Hurricane season is just around the corner, but even if you don’t live in an area prone to hurricanes knowing how to get your car ready for a bad storm can save you a lot of time, money, and energy. While the idea of preparing your car for a hurricane seems as simple as pulling into your garage, that isn’t always possible. People who live in apartments, townhomes, or have more cars than they have garage space find themselves especially stressed when it comes to large storms, but there are a few things you can do to help maintain your car’s safety.
Preparing for worse weather
I’d love to pull all of my cars into the safety and comfort of my garage at my house, but I have more cars than I do garage space, and just because my car is in the garage doesn’t mean it’s going to avoid floodwater. Flooding in garages can turn your ideal situation into a total nightmare, and that can mean even in your garage your car isn’t safe. The first precaution is to make sure that if you can put your car into your garage, that you do — this seems like the obvious first point. The second is to spend as much time and energy preparing your garage for a flood as you would your house. That can be as simple as sandbags around the garage door, or using other methods to weigh your garage door down.
If you can’t keep your car in the garage, many people may try to find an alternate method of sheltering their car. For some people, a local parking garage can provide a decent amount of protection, and can be elevated several stories. Some are more enclosed than others, but they are less likely to have heavy debris flying around, and there is no chance of a car falling onto your car and totaling it.
If all else fails
If a private or a public garage isn’t an option, there are still some things you can do to keep your car safe at home. The first concern people have is with trying to find a good place to park their car. While you can’t predict what random debris might be flying around, you should avoid parking under large trees or street lights that could collapse onto your car. Investing in a car cover — even an inexpensive one, can help to protect your car from smaller debris.

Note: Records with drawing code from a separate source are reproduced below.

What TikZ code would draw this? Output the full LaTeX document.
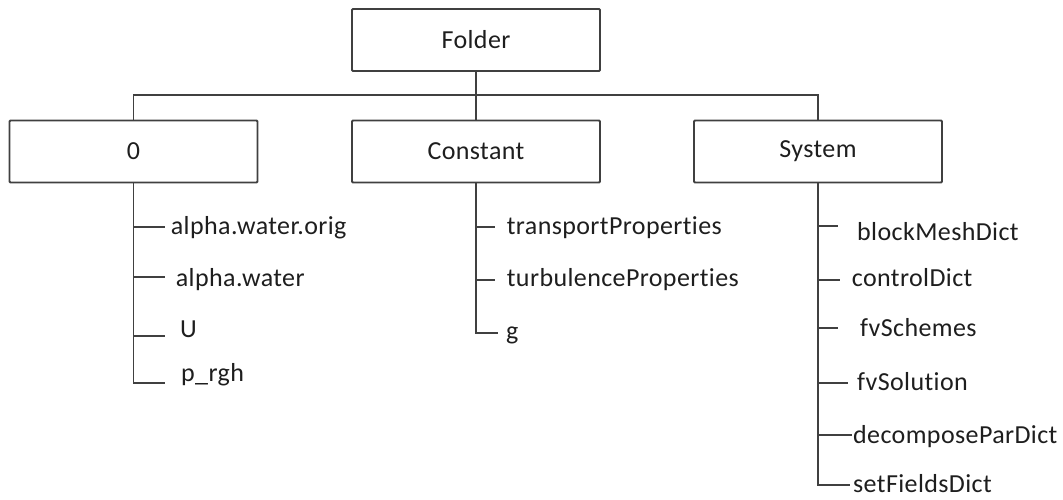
\documentclass[tikz,border=0pt]{standalone}
\usepackage{fontspec}
\setmainfont{Carlito}[Ligatures=NoCommon,LetterSpace=1.5]
\definecolor{linec}{HTML}{404040}
\definecolor{textc}{HTML}{1E1E1E}
\begin{document}
\begin{tikzpicture}[x=1pt,y=-1pt,
  fbox/.style={draw=linec,line width=1.8pt,rounded corners=1pt,minimum width=248pt,minimum height=62pt,inner sep=0pt,text=textc,font=\fontsize{26}{30}\selectfont},
  leaf/.style={anchor=base west,inner sep=0pt,text=textc,font=\fontsize{26}{30}\selectfont},
  conn/.style={draw=linec,line width=1.7pt}]
\useasboundingbox (0,0) rectangle (1063,499);
\node[fbox] (folder) at (476,40) {Folder};
\node[fbox] (zero) at (133.5,151.5) {0};
\node[fbox] (const) at (476,151.5) {Constant};
\node[fbox] (sys) at (818,151.5) {System};
\coordinate (bus) at (476,95);
\draw[conn] (folder.south) -- (bus);
\draw[conn] (zero.north) |- (bus) -| (sys.north);
\draw[conn] (bus) -- (const.north);
% 0 leaves
\coordinate (t01) at (165,226.7);
\coordinate (t02) at (165,276.7);
\coordinate (t03) at (165,336);
\coordinate (t04) at (165,383);
\node[leaf] (l01) at (170.7,234) {alpha.water.orig};
\node[leaf] (l02) at (175.7,286.7) {alpha.water};
\node[leaf] (l03) at (180,337.3) {U};
\node[leaf] (l04) at (181,381.7) {p\_rgh};
\draw[conn] (zero.south) |- (t04);
\draw[conn] (zero.south |- t01) -- (t01);
\draw[conn] (zero.south |- t02) -- (t02);
\draw[conn] (zero.south |- t03) -- (t03);
% Constant leaves
\coordinate (t11) at (495,226.7);
\coordinate (t12) at (495,280);
\coordinate (t13) at (498,333.3);
\node[leaf] (l11) at (506.7,234) {transportProperties};
\node[leaf] (l12) at (506.7,286.7) {turbulenceProperties};
\node[leaf] (l13) at (506,339.3) {g};
\draw[conn] (const.south) |- (t13);
\draw[conn] (const.south |- t11) -- (t11);
\draw[conn] (const.south |- t12) -- (t12);
% System leaves
\coordinate (t21) at (838,225.7);
\coordinate (t22) at (840,280);
\coordinate (t23) at (838,328);
\coordinate (t24) at (848,382.7);
\coordinate (t25) at (851.7,435);
\coordinate (t26) at (850,485);
\node[leaf] (l21) at (857,240.7) {blockMeshDict};
\node[leaf] (l22) at (851.7,286.7) {controlDict};
\node[leaf] (l23) at (860,336.7) {fvSchemes};
\node[leaf] (l24) at (857,390.7) {fvSolution};
\node[leaf] (l25) at (853,443.3) {decomposeParDict};
\node[leaf] (l26) at (853,492.5) {setFieldsDict};
\draw[conn] (sys.south) |- (t26);
\draw[conn] (sys.south |- t21) -- (t21);
\draw[conn] (sys.south |- t22) -- (t22);
\draw[conn] (sys.south |- t23) -- (t23);
\draw[conn] (sys.south |- t24) -- (t24);
\draw[conn] (sys.south |- t25) -- (t25);
\end{tikzpicture}
\end{document}
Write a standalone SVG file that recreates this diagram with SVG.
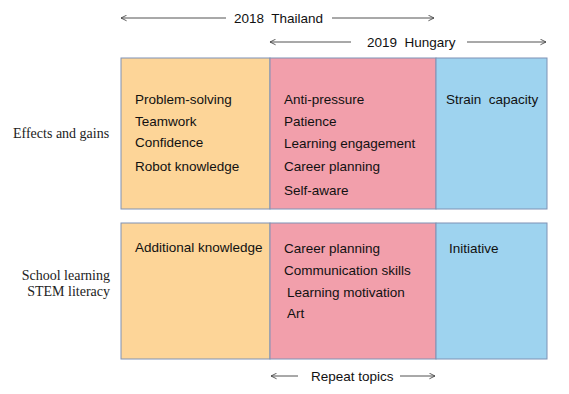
<svg xmlns="http://www.w3.org/2000/svg" width="569" height="394" viewBox="0 0 569 394">
<defs>
<marker id="ah" viewBox="0 0 10 10" refX="9" refY="5" markerWidth="7" markerHeight="7" orient="auto-start-reverse" markerUnits="userSpaceOnUse">
<path d="M1,1 L9,5 L1,9" fill="none" stroke="#404040" stroke-width="1.2"/>
</marker>
</defs>
<style>
.t{font-family:"Liberation Sans",Arial,sans-serif;font-size:13.5px;fill:#111}
.s{font-family:"Liberation Serif","Times New Roman",serif;font-size:14px;fill:#222}
.c{stroke:#7f92b5;stroke-width:1}
.o{fill:#FDD598}
.p{fill:#F29FAB}
.b{fill:#9ED3EF}
.ar{stroke:#404040;stroke-width:0.9;fill:none}
</style>
<rect width="569" height="394" fill="#fff"/>
<g id="connectors">
<line class="ar" x1="121" y1="18" x2="226" y2="18" marker-start="url(#ah)"/>
<line class="ar" x1="332" y1="18" x2="434" y2="18" marker-end="url(#ah)"/>
<line class="ar" x1="270" y1="42" x2="351" y2="42" marker-start="url(#ah)"/>
<line class="ar" x1="467" y1="42" x2="546" y2="42" marker-end="url(#ah)"/>
<line class="ar" x1="271" y1="376" x2="298" y2="376" marker-start="url(#ah)"/>
<line class="ar" x1="400" y1="376" x2="435" y2="376" marker-end="url(#ah)"/>
</g>
<g id="headers">
<text class="t" x="234" y="23" xml:space="preserve">2018  Thailand</text>
<text class="t" x="367" y="47" xml:space="preserve">2019  Hungary</text>
<text class="t" x="311" y="381">Repeat topics</text>
</g>
<g id="row-labels">
<text class="s" x="13" y="138">Effects and gains</text>
<text class="s" x="110" y="280" text-anchor="end">School learning</text>
<text class="s" x="110" y="296" text-anchor="end">STEM literacy</text>
</g>
<g id="thailand-effects">
<rect class="o c" x="121" y="58" width="149" height="151"/>
<text class="t" x="135" y="104">Problem-solving</text>
<text class="t" x="135" y="126">Teamwork</text>
<text class="t" x="135" y="147">Confidence</text>
<text class="t" x="135" y="171">Robot knowledge</text>
</g>
<g id="shared-effects">
<rect class="p c" x="270" y="58" width="166" height="151"/>
<text class="t" x="284" y="104">Anti-pressure</text>
<text class="t" x="284" y="126">Patience</text>
<text class="t" x="284" y="148">Learning engagement</text>
<text class="t" x="284" y="171">Career planning</text>
<text class="t" x="284" y="195">Self-aware</text>
</g>
<g id="hungary-effects">
<rect class="b c" x="436" y="58" width="111" height="151"/>
<text class="t" x="446" y="104" xml:space="preserve">Strain  capacity</text>
</g>
<g id="thailand-school">
<rect class="o c" x="121" y="223" width="149" height="136"/>
<text class="t" x="135" y="252">Additional knowledge</text>
</g>
<g id="shared-school">
<rect class="p c" x="270" y="223" width="166" height="136"/>
<text class="t" x="284" y="253">Career planning</text>
<text class="t" x="284" y="275">Communication skills</text>
<text class="t" x="287" y="297">Learning motivation</text>
<text class="t" x="287" y="318">Art</text>
</g>
<g id="hungary-school">
<rect class="b c" x="436" y="223" width="111" height="136"/>
<text class="t" x="449" y="253">Initiative</text>
</g>
</svg>
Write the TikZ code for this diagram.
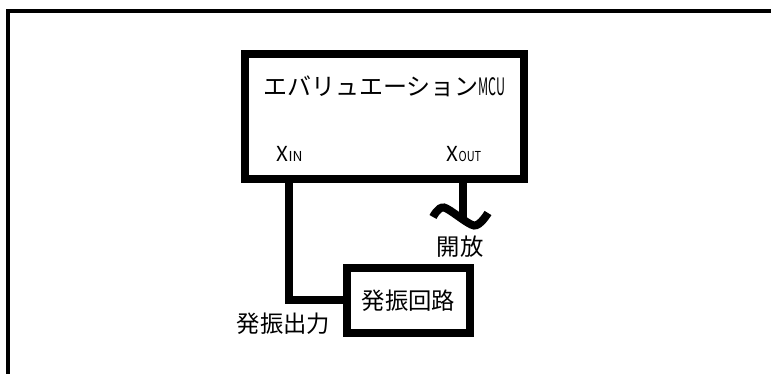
\documentclass[tikz,border=0pt]{standalone}
\usepackage{fontspec}
\setmainfont{Noto Sans CJK JP}
\usepackage{graphicx}
\begin{document}
\begin{tikzpicture}[x=0.75pt,y=-0.75pt,
  heavy/.style={line width=6pt, line join=miter},
  boxnode/.style={draw, line width=6pt, inner sep=0pt, outer sep=0pt},
  lbl/.style={inner sep=0pt, font=\fontsize{17.5}{20}\selectfont}]
\useasboundingbox (0,0) rectangle (771,374);
% outer frame (continues beyond the picture on the right and bottom)
\draw[line width=3pt] (8,374) -- (8,11) -- (771,11);
% MCU box
\node[boxnode, minimum width=209.6pt, minimum height=93.75pt] (mcu) at (384.75,116.5) {};
\node[lbl, font=\fontsize{18}{20}\selectfont] (title) at (384.5,86.5) {エバリュエーション\scalebox{0.52}[1]{MCU}};
\node[lbl, anchor=base west, font=\fontsize{15.5}{18}\selectfont] (xin) at (276.5,162) {X{\fontsize{10.3}{12}\selectfont IN}};
\node[lbl, anchor=base west, font=\fontsize{15.5}{18}\selectfont] (xout) at (446.5,162) {X{\fontsize{10.3}{12}\selectfont\scalebox{0.8}[1]{OUT}}};
% oscillator circuit
\node[boxnode, minimum width=92.25pt, minimum height=49.1pt, font=\fontsize{17.5}{20}\selectfont] (osc) at (408.5,300.25) {発振回路};
% pins
\coordinate (pinin) at (288.5,179);
\coordinate (pinout) at (463,179);
\coordinate (wavemid) at (463,219);
\draw[heavy] (pinin) |- (osc.west);
\draw[heavy] (pinout) -- (wavemid);
\draw[heavy, line cap=butt] plot[smooth, tension=0.5] coordinates {(433,217) (444,207.5) (474,225.5) (488,213)};
% labels
\node[lbl] (open) at (460,246.5) {開放};
\node[lbl] (oscout) at (283.5,324) {発振出力};
\end{tikzpicture}
\end{document}
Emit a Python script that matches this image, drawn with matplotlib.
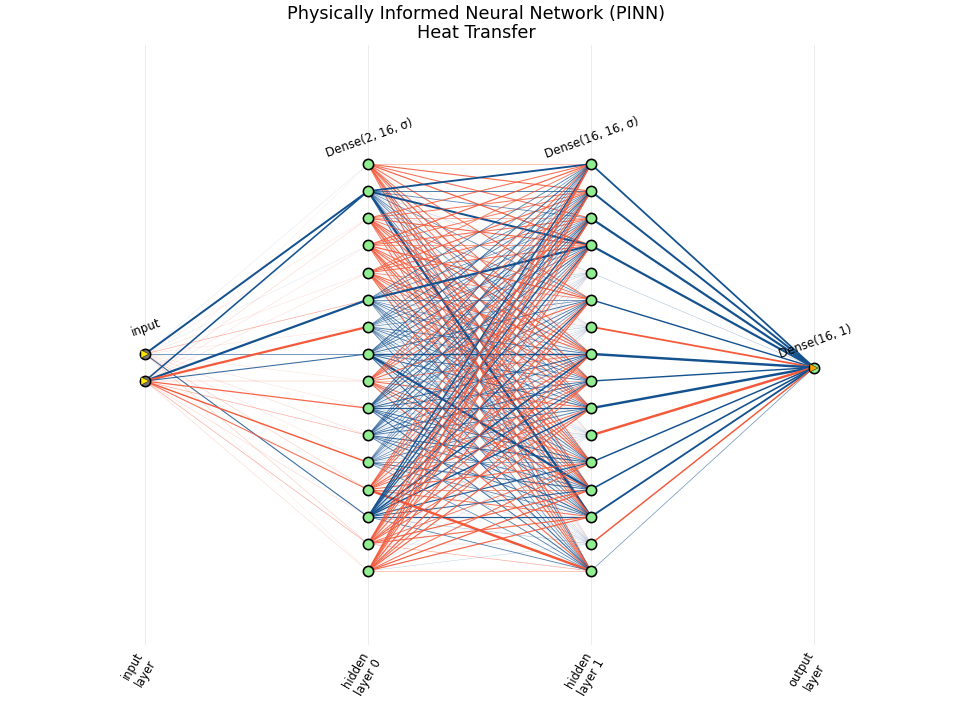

If storms get bad enough sometimes people are forced to evacuate from their homes, and this can be a good option for many people. If your plan is to evacuate, there are still some precautions you can take. Taking care to make sure you haven’t crammed everything you own into your trunk sounds easier than it actually turns out to be, but having our cars packed full of belonging, family, and pets can reduce visibility, and with the stress of evacuating can be a major distraction.
Hurricane season is inevitable, just like major storms and snow storms, but that doesn’t have to leave car owners hopeless. While many of these tips seem pretty self-explanatory, in times of crisis sometimes its hard to decide what all of your options are. As a car owner, you may have access to more of these options or less, and it all depends on your comfort level when it comes to keeping your family and you car safe.